● **Task instructions**: Return nothing but the lines from the one with "Reproduce this chart" through the one with "import * as" in the data below, word for word and without pictures.

● **Records contained in a dataset**:
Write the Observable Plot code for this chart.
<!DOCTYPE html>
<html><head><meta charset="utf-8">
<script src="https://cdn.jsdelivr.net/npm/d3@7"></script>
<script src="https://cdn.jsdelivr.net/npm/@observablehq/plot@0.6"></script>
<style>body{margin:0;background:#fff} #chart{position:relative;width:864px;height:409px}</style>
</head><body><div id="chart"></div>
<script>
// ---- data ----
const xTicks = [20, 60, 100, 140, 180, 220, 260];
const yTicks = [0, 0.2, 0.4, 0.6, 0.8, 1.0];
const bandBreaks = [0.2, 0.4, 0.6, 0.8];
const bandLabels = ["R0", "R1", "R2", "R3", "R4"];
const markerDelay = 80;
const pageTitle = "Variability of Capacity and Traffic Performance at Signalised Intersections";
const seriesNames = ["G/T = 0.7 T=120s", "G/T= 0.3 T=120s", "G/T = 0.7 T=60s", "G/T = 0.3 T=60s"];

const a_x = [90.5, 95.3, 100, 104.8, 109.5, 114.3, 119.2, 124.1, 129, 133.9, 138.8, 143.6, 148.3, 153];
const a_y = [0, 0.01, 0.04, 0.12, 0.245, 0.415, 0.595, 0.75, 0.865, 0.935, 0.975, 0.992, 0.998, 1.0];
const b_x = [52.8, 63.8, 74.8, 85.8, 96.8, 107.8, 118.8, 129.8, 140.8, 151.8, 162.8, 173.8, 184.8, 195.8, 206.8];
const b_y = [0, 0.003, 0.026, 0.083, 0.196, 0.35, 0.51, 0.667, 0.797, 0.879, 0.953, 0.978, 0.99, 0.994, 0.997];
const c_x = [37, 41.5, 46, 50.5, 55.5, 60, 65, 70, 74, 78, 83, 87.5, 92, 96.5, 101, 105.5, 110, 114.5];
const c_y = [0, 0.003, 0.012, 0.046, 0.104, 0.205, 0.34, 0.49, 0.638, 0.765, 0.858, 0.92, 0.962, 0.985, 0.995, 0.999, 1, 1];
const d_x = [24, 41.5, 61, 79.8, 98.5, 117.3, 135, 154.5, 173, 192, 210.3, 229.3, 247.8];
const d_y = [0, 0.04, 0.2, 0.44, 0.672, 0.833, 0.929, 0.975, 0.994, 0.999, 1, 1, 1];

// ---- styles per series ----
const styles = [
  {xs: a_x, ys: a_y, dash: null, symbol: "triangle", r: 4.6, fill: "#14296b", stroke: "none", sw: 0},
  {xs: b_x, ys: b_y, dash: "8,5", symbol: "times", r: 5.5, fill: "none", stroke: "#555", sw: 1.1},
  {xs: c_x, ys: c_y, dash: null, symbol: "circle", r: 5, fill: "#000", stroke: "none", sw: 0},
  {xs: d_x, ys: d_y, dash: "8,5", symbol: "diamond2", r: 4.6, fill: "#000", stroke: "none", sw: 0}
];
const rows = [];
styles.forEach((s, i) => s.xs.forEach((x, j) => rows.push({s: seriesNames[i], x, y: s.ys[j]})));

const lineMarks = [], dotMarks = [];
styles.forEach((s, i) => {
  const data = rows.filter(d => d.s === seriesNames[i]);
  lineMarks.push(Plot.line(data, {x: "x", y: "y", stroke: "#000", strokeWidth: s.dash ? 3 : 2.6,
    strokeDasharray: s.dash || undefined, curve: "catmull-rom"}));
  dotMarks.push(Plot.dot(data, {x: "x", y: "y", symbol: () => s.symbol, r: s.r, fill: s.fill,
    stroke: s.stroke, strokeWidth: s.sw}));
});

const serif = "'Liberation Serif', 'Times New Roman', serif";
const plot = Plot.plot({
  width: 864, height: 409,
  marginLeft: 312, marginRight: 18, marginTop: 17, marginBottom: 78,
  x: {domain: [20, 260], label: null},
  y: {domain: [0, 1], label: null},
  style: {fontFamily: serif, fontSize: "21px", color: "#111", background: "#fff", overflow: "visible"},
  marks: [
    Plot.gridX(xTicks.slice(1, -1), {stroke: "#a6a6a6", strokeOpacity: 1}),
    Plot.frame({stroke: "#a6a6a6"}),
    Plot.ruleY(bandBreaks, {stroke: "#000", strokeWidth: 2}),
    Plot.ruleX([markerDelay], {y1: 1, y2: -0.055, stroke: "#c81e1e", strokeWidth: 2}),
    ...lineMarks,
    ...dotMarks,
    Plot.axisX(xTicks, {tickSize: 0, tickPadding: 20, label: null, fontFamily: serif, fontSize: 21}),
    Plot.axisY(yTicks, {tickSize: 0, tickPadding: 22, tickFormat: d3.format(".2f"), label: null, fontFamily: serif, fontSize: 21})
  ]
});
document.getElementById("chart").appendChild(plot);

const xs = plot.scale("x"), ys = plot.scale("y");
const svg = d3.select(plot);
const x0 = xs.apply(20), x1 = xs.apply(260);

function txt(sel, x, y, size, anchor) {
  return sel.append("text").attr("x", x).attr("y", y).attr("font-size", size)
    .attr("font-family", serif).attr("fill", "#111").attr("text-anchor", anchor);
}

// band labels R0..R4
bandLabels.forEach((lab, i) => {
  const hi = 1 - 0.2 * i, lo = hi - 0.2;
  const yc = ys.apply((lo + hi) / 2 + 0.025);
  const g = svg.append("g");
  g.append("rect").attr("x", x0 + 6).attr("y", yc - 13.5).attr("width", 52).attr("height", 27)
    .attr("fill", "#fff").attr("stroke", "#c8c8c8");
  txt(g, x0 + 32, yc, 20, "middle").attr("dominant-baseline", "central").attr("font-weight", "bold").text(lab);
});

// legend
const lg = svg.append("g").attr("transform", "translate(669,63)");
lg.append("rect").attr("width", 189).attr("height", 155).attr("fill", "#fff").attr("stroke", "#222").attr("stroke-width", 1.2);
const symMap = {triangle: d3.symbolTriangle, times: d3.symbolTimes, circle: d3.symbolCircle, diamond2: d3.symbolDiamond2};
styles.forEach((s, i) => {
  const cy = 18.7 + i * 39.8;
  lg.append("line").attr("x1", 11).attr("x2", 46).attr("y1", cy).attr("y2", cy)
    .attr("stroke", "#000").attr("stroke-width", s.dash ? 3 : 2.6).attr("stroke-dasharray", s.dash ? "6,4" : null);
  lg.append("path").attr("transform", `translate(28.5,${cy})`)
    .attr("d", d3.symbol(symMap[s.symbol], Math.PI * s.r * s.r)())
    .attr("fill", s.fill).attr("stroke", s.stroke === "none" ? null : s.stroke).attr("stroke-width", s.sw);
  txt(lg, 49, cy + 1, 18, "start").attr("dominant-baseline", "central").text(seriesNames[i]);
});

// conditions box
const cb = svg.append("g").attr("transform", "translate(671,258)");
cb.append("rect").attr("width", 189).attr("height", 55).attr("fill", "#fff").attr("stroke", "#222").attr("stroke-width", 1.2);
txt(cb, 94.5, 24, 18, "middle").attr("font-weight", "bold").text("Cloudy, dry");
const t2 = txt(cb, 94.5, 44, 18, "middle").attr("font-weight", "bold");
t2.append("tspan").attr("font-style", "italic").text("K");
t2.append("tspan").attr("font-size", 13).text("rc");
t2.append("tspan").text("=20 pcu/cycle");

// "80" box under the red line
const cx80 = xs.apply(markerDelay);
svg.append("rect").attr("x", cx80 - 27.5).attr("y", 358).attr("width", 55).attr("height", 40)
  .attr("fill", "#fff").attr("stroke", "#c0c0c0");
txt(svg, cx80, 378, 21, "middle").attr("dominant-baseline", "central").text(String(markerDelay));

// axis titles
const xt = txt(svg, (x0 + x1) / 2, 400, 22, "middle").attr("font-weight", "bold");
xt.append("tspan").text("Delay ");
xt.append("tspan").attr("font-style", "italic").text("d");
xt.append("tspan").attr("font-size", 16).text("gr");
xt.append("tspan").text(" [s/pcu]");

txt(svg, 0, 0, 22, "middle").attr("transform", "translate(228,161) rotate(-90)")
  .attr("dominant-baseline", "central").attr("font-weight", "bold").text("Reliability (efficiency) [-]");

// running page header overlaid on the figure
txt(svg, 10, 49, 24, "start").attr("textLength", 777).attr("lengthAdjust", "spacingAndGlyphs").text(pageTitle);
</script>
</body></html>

--

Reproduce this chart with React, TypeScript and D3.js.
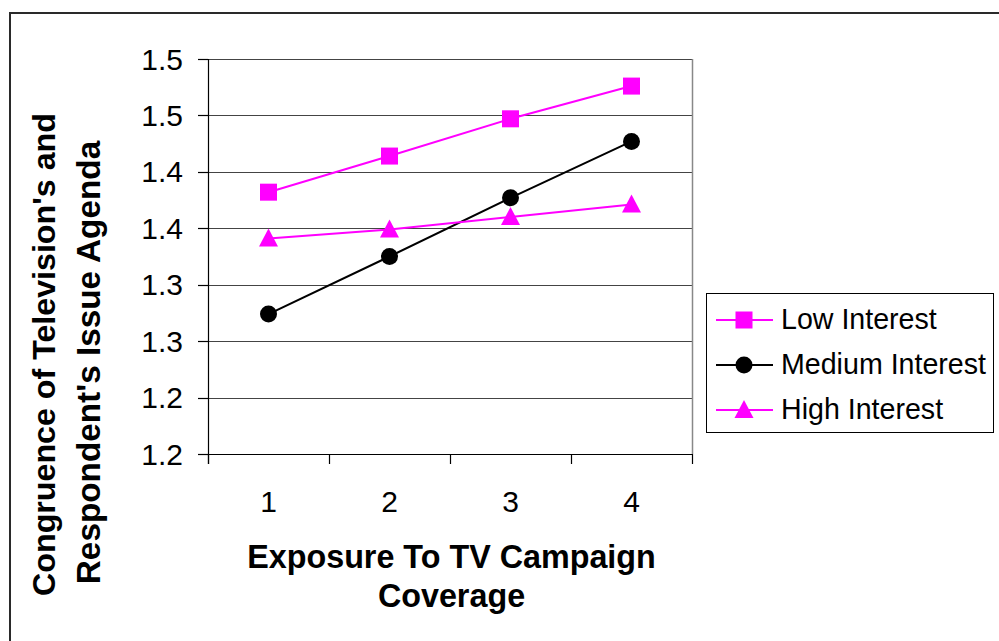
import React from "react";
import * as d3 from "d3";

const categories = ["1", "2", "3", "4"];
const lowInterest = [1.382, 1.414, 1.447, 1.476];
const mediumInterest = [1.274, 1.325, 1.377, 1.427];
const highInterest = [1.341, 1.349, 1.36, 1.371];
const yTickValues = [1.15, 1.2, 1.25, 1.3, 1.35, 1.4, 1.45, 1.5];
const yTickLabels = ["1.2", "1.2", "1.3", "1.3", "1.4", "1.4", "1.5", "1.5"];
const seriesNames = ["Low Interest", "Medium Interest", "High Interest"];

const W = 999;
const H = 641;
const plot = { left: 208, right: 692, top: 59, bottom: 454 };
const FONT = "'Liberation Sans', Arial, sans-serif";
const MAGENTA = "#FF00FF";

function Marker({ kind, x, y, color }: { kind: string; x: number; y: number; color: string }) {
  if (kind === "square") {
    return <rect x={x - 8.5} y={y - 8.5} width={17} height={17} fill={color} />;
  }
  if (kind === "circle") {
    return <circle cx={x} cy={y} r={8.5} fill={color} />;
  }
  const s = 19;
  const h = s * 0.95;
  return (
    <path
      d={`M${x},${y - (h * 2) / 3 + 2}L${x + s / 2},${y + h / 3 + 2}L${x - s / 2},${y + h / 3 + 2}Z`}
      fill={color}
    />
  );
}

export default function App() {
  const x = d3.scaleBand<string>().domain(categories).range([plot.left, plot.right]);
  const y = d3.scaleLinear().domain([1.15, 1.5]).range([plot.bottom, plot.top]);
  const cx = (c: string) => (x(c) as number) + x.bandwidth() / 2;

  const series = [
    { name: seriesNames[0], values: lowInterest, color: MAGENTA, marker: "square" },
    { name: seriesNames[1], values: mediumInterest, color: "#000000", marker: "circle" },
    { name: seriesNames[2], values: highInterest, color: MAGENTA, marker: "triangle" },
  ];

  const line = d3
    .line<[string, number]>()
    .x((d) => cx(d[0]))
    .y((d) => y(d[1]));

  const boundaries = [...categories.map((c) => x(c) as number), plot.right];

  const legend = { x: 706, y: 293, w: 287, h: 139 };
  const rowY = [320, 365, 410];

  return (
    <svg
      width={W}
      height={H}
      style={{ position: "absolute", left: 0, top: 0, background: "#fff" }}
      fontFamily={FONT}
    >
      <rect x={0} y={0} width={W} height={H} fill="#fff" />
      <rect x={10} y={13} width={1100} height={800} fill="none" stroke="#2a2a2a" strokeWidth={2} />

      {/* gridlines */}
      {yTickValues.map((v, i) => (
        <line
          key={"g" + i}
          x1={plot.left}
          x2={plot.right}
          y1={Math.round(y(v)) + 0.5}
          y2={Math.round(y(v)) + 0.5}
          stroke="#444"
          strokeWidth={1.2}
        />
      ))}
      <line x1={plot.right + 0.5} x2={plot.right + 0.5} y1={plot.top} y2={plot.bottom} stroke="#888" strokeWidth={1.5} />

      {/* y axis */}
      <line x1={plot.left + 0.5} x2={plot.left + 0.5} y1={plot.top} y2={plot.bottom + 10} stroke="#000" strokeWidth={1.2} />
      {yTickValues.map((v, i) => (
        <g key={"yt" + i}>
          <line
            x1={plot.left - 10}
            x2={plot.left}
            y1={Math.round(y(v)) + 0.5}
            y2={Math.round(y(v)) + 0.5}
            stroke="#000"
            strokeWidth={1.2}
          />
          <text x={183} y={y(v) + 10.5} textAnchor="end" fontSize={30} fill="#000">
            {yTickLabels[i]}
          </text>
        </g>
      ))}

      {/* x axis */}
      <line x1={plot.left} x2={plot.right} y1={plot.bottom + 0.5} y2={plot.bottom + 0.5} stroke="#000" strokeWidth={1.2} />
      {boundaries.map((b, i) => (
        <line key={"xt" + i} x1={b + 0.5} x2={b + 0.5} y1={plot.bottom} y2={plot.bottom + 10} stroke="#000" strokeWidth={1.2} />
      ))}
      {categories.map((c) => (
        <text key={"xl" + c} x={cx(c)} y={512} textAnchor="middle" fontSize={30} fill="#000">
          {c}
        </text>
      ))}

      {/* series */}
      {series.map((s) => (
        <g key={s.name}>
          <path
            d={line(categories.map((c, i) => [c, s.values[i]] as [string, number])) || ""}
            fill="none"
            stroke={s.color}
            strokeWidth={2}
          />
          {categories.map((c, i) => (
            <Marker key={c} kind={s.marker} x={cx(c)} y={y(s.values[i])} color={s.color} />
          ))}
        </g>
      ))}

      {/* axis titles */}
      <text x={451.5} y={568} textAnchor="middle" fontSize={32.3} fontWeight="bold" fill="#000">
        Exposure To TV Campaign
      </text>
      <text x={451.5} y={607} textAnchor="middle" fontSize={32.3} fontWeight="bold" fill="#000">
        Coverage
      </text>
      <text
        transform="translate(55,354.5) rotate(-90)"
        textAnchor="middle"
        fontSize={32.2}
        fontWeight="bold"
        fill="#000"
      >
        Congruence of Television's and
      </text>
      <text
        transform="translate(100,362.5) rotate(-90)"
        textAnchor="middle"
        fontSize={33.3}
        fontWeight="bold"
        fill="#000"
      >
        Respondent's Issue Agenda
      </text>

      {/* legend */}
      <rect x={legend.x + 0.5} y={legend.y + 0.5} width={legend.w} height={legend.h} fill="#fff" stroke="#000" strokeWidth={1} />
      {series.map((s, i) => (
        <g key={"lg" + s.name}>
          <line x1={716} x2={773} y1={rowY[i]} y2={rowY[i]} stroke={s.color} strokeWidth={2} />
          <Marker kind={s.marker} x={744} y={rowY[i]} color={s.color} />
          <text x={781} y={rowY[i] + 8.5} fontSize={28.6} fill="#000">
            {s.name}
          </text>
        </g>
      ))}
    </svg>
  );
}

● **Answer in full**:
Reproduce this chart with React, TypeScript and D3.js.
import React from "react";
import * as d3 from "d3";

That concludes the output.